|Oklahoma Wesleyan University Chapel|
I’m not making this up. Our culture has actually taught our kids to be this self-absorbed and narcissistic. Any time their feelings are hurt, they are the victims. Anyone who dares challenge them and, thus, makes them “feel bad” about themselves, is a “hater,” a “bigot,” an “oppressor,” and a “victimizer.”
I have a message for this young man and all others who care to listen. That feeling of discomfort you have after listening to a sermon is called a conscience. An altar call is supposed to make you feel bad. It is supposed to make you feel guilty. The goal of many a good sermon is to get you to confess your sins—not coddle you in your selfishness. The primary objective of the Church and the Christian faith is your confession, not your self-actualization.
Piper's public letter has received a lot of attention in the last several days. Rod Dreher of The American Conservative said that Piper's letter showed the OKWU president to be a "man among boys." The Chronicle of Higher Education and The New York Times have covered the story.
But the best thing I have read on this whole affair is Chris Gehrz's blog post "This Is Not Leadership." Gehrz is sympathetic to some of Piper's comments. But as a good historical thinker he places these remarks in a much larger context. I wish I could just re-post Gehrz's thoughts. I strongly encourage you to head over to the Pietist Schoolman and read it for yourself.

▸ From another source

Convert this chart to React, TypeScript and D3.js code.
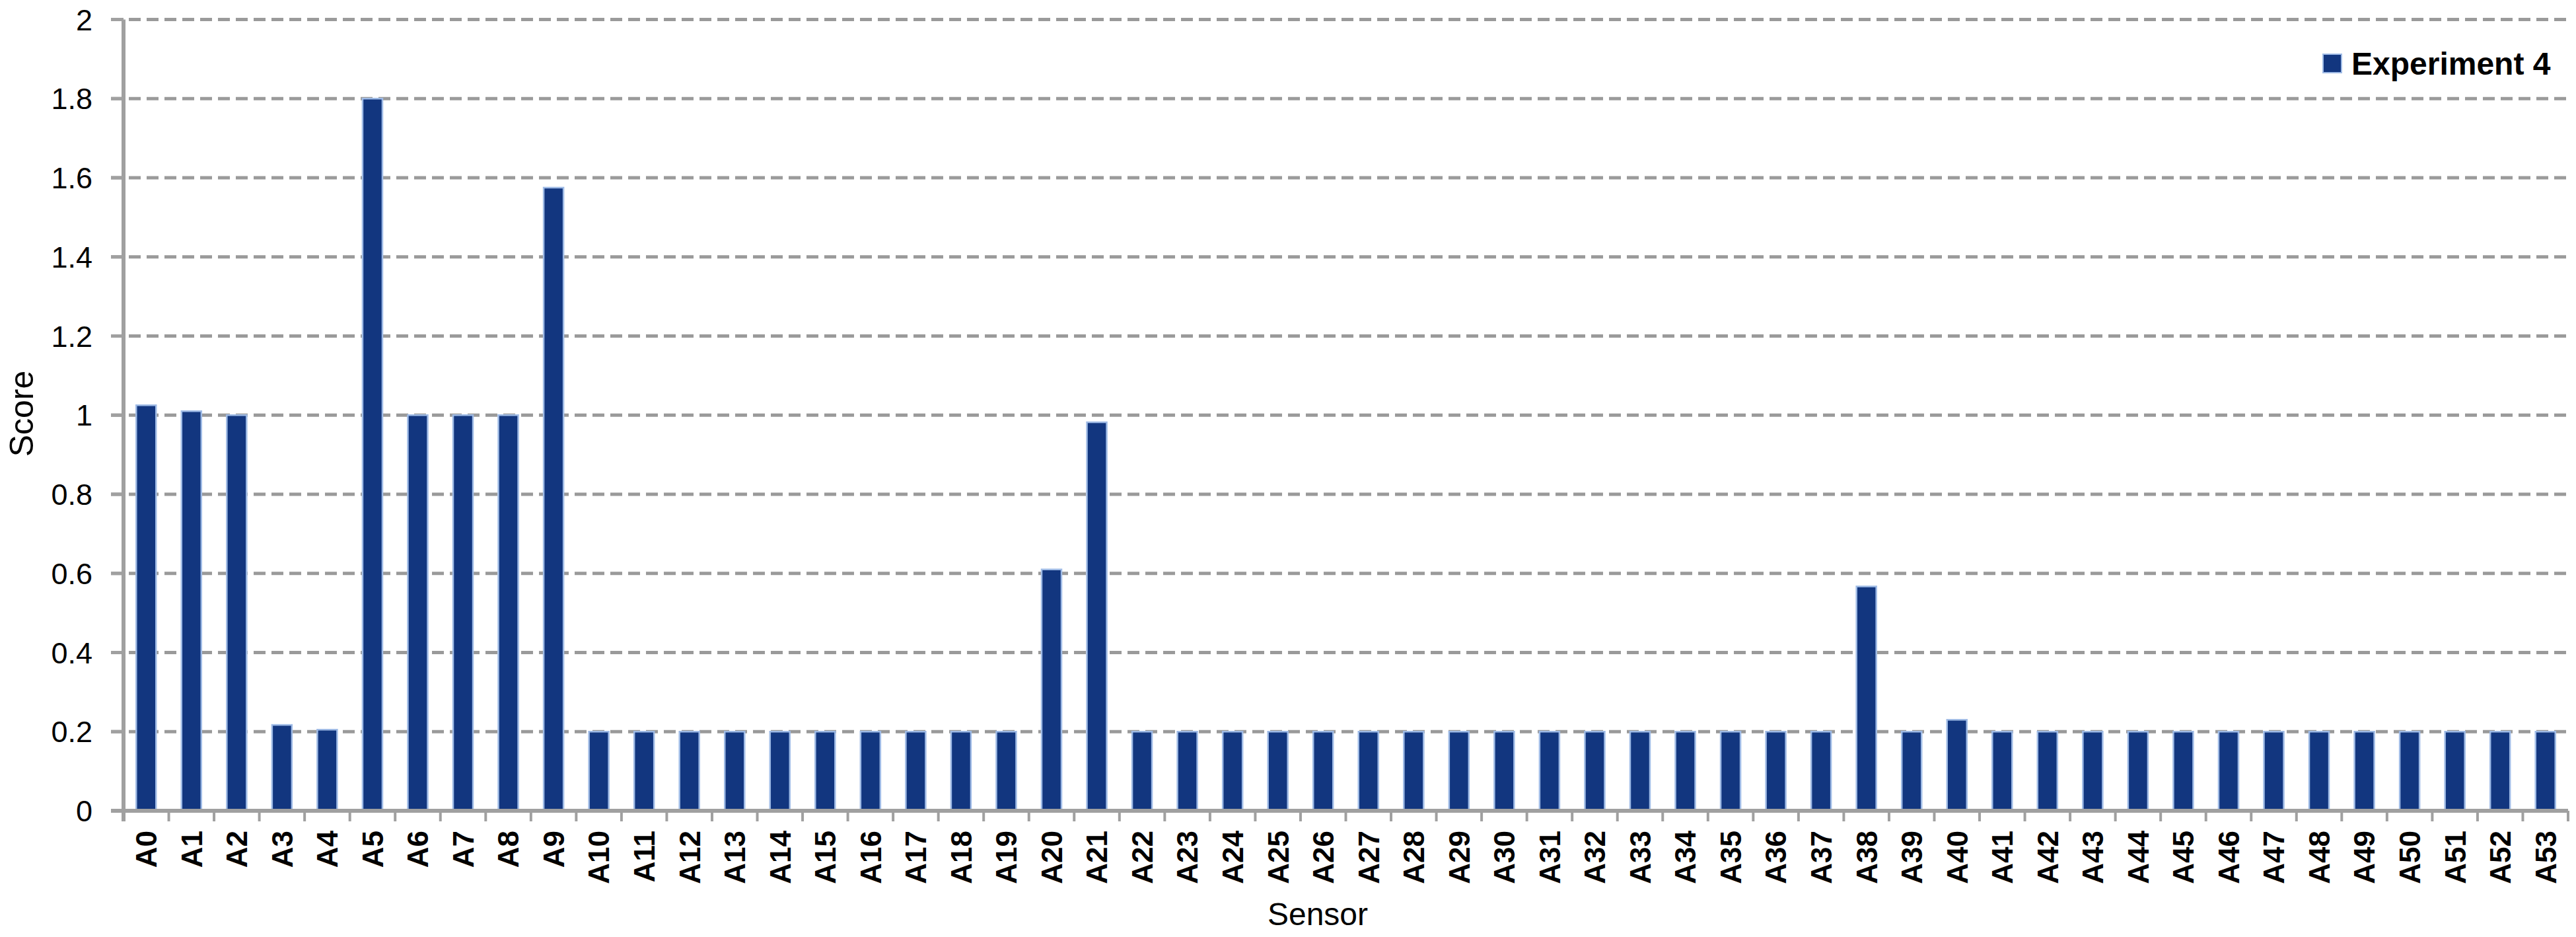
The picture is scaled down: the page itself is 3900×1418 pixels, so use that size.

(I have said it before and I will say it again. Chris Gehrz is, without peer, our most thoughtful and insightful commentator on the state of Christian colleges. I hope Bethel University appreciates him. It is only a matter of time before he will be working as a Dean or Provost somewhere in the CCCU).
Part of the larger context Gehrz notes is Piper's decision in August 2015 to pull Oklahoma Wesleyan
out of the Council for Christian Colleges and Universities (CCCU) because the presidents of the CCCU institutions chose to take some time to deliberate about what they should do with Eastern Mennonite University and Goshen Colleges--two members of the CCCU that chose to allow faculty in same-sex marriages to teach at their schools. Eventually Eastern Mennonite and Goshen decided to leave the CCCU over this issue, but Oklahoma Wesleyan (and Union University in Jackson, Tennessee) criticized the CCCU leadership for not immediately kicking these schools out of the CCCU because of their positions on gay faculty. (You can find some of our posts on the subject here. I even commented over at Inside Higher Ed).
Like Gerhz, I am having a hard time reconciling Piper's approach to the CCCU-gay marriage issue with this statement from his public letter: "At OKWU, we teach you to be selfless rather than self-centered. We are more interested in you practicing personal forgiveness than political revenge. We want you to model interpersonal reconciliation rather than foment personal conflict...."
As Gerhz notes, a leader must always be ready to communicate the following: 1). The world is complicated. 2). There is no easy solution. 3). We need to make decisions consistent with our values. Gehrz shows how Piper has failed to exercise this kind of leadership (at least on the first two issues) in several incidents over the past year. Gehrz concludes: "We need...university presidents...who will take the time to listen to multiple narratives, to empathize with diverse members of divided communities, and to hold ideas in tension. We need leaders who can do all this and yet still make prudent decisions that extend long-held values forward into a fast-changing future."